TL;DR: A Reserved Instance is a gym membership instead of drop-in fees — commit to a specific instance type and region for 1 or 3 years for up to 72% off On-Demand. It's not a physical server you reserve; it's an automatic billing discount ("a coupon") that activates whenever you run the matching instance type, no config changes. The classic play for steady-state production: cover your baseline with RIs, burst on On-Demand or Spot. Modern teams increasingly prefer the more flexible Savings Plans, but RIs still win for stable, specialized fleets.
The numbers
- Up to 72% off (Standard RI); payment tiers All Upfront (deepest) → Partial → No Upfront (still 30–40% off); longer term = deeper discount.
- Regional vs Zonal scope: Regional applies across AZs and gives instance-size flexibility (two m5.large ↔ one m5.xlarge) — the usual choice; Zonal also reserves capacity in one AZ but loses cross-AZ flexibility.
- Convertible RIs trade some discount (~54% vs 72%) for the ability to exchange instance families if your needs change.
- RIs apply before Savings Plans and can be sold on the Reserved Instance Marketplace if you over-commit.
- Field examples: a stable 50-instance m5.xlarge SaaS went ~$73K → ~$28K/yr ($45K saved) on 3-yr All Upfront Regional RIs; an e-commerce shop reserved its 20-instance baseline and burst to 80+ on On-Demand/Spot for holidays — the classic hybrid.
Do this
- Use Cost Explorer's Reserved Instance Recommendations first — it analyzes real usage and tells you exactly what to buy.

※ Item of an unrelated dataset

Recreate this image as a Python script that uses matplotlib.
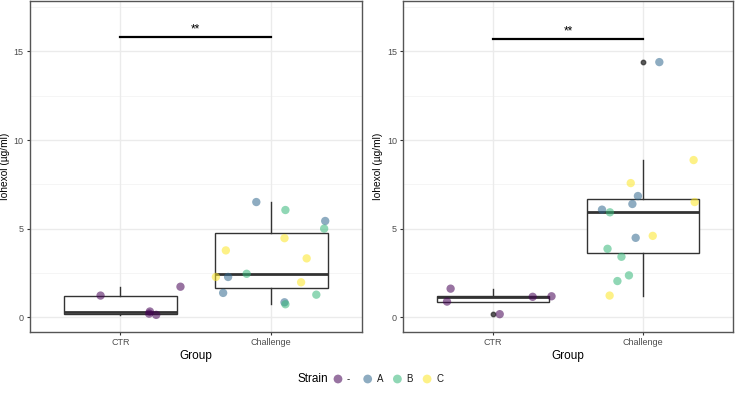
import matplotlib
matplotlib.use("Agg")
import matplotlib.pyplot as plt
import numpy as np

plt.rcParams['font.family'] = ['Liberation Sans', 'DejaVu Sans']

groups = ["CTR", "Challenge"]
strains = ["-", "A", "B", "C"]
strain_colors = ["#440154", "#31688E", "#35B779", "#FDE725"]

# Left panel
left_ctr_vals = [1.22, 1.72, 0.32, 0.20, 0.13]
left_ctr_strain = ["-", "-", "-", "-", "-"]
left_ctr_jit = [-0.132, 0.398, 0.195, 0.19, 0.237]
left_ch_vals = [6.50, 6.05, 5.43, 5.00, 4.46, 3.77, 3.32, 2.45, 2.27, 2.27, 1.97, 1.27, 1.37, 0.84, 0.73]
left_ch_strain = ["A", "B", "A", "B", "C", "C", "C", "B", "C", "A", "C", "B", "A", "A", "B"]
left_ch_jit = [-0.099, 0.094, 0.358, 0.351, 0.088, -0.301, 0.235, -0.163, -0.367, -0.286, 0.198, 0.299, -0.319, 0.088, 0.094]
left_sig_y = 15.82

# Right panel
right_ctr_vals = [1.61, 0.88, 1.15, 1.18, 0.17]
right_ctr_strain = ["-", "-", "-", "-", "-"]
right_ctr_jit = [-0.284, -0.308, 0.264, 0.390, 0.044]
right_ch_vals = [14.40, 8.87, 7.57, 6.84, 6.39, 6.50, 6.07, 5.92, 4.48, 4.59, 3.86, 3.41, 2.36, 2.04, 1.22]
right_ch_strain = ["A", "C", "C", "A", "A", "C", "A", "B", "A", "C", "B", "B", "B", "B", "C"]
right_ch_jit = [0.110, 0.339, -0.081, -0.033, -0.070, 0.346, -0.273, -0.220, -0.048, 0.066, -0.236, -0.143, -0.093, -0.170, -0.222]
right_sig_y = 15.73

sig_label = "**"
y_ticks = [0, 5, 10, 15]

W, H = 736, 404
fig = plt.figure(figsize=(W / 100, H / 100), dpi=100)

def frac(x0, y0, x1, y1):
    return [x0 / W, 1 - y1 / H, (x1 - x0) / W, (y1 - y0) / H]

cmap = dict(zip(strains, strain_colors))

def panel(ax, ctr_vals, ctr_strain, ctr_jit, ch_vals, ch_strain, ch_jit, sig_y, ylab_x):
    ax.set_facecolor("white")
    ax.set_xlim(0.4, 2.6)
    ax.set_ylim(-0.82, 17.85)
    for yv in [2.5, 7.5, 12.5, 17.5]:
        ax.axhline(yv, color="#f2f2f2", lw=0.5, zorder=0)
    for yv in y_ticks:
        ax.axhline(yv, color="#ebebeb", lw=1.0, zorder=0)
    for xv in [1, 2]:
        ax.axvline(xv, color="#ebebeb", lw=1.0, zorder=0)
    bp = ax.boxplot([ctr_vals, ch_vals], positions=[1, 2], widths=0.75,
                    whis=1.5, patch_artist=True, manage_ticks=False,
                    boxprops=dict(facecolor="white", edgecolor="#333333", lw=1.0),
                    medianprops=dict(color="#333333", lw=2.0),
                    whiskerprops=dict(color="#333333", lw=1.0),
                    capprops=dict(lw=0),
                    flierprops=dict(marker="o", markersize=3.2, markerfacecolor="#333333",
                                    markeredgecolor="#333333", alpha=0.8))
    for art in bp["boxes"] + bp["medians"] + bp["whiskers"]:
        art.set_zorder(2)
    for vals, strs, jit, pos in [(ctr_vals, ctr_strain, ctr_jit, 1), (ch_vals, ch_strain, ch_jit, 2)]:
        xs = pos + np.array(jit)
        cols = [cmap[s] for s in strs]
        ax.scatter(xs, vals, s=36, c=cols, alpha=0.55, edgecolors="none", zorder=3)
    ax.plot([1, 2], [sig_y, sig_y], color="black", lw=1.6, zorder=4)
    ax.text(1.5, sig_y + 0.4, sig_label, ha="center", va="center", fontsize=8.5, color="black")
    ax.set_xticks([1, 2])
    ax.set_xticklabels(groups, fontsize=6.5, color="#4d4d4d")
    ax.set_yticks(y_ticks)
    ax.set_yticklabels([str(v) for v in y_ticks], fontsize=6.5, color="#4d4d4d")
    ax.tick_params(length=2.5, width=0.8, color="#333333", pad=2)
    for sp in ax.spines.values():
        sp.set_color("#555555")
        sp.set_linewidth(1.0)
    ax.set_xlabel("Group", fontsize=8.5, labelpad=2)
    ax.set_ylabel("Iohexol (µg/ml)", fontsize=7.3)
    ax.yaxis.set_label_coords(ylab_x, 0.5)

ax1 = fig.add_axes(frac(30, 1, 361.7, 331.7))
panel(ax1, left_ctr_vals, left_ctr_strain, left_ctr_jit, left_ch_vals, left_ch_strain, left_ch_jit,
      left_sig_y, -20 / 331.7)
ax2 = fig.add_axes(frac(403.3, 1, 732.7, 331.7))
panel(ax2, right_ctr_vals, right_ctr_strain, right_ctr_jit, right_ch_vals, right_ch_strain, right_ch_jit,
      right_sig_y, -20 / 329.4)

# Legend drawn on an overlay in pixel coordinates
lax = fig.add_axes([0, 0, 1, 1], facecolor="none")
lax.set_xlim(0, W)
lax.set_ylim(H, 0)
lax.axis("off")
lax.text(298, 379, "Strain", fontsize=8.5, ha="left", va="center")
for i, (s, c) in enumerate(zip(strains, strain_colors)):
    mx = 338 + i * 29.7
    lax.scatter([mx], [379], s=40, c=[c], alpha=0.55, edgecolors="none")
    lax.text(mx + 9, 379, s, fontsize=7, ha="left", va="center", color="#1a1a1a")

fig.savefig("out.png", dpi=100, facecolor="white")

- Cover the baseline, not the fleet — start at 50–70% of steady usage; add more as confidence grows (over-buying is the expensive mistake).
- Choose Regional scope for cross-AZ flexibility and instance-size flexibility, unless you specifically need guaranteed capacity in one AZ.
- Pick term by confidence — 3-year for workloads stable 6+ months with no change planned; 1-year (or Convertible) while architecture is still evolving.
- Track RI utilization in Cost Explorer — aim for 95%+; anything lower is money left on the table.
Gotchas
- Newer generations are a different SKU — an m5 RI doesn't cover m6i; instance-size flexibility works within a family, not across generations.
- Non-refundable commitment — you can resell on the Marketplace at a loss, but plan the term to real commitment.
- A 72% discount you underuse loses to a fully-utilized smaller one — right-size before committing so you don't reserve oversized capacity.
- Region-locked — expanding to a new region means On-Demand there.
Skip this if
- The workload is dev/test that stops nightly (EC2 Instance Scheduling is the lever), experimental/variable (Spot Instances), or an evolving multi-service architecture where family/region may shift — Compute Savings Plans protect against change.
- You want the deepest EC2-only discount without per-instance-type rigidity — compare EC2 Instance Savings Plans (~72%, family+region locked but size/OS-flexible) via the Savings Plans overview.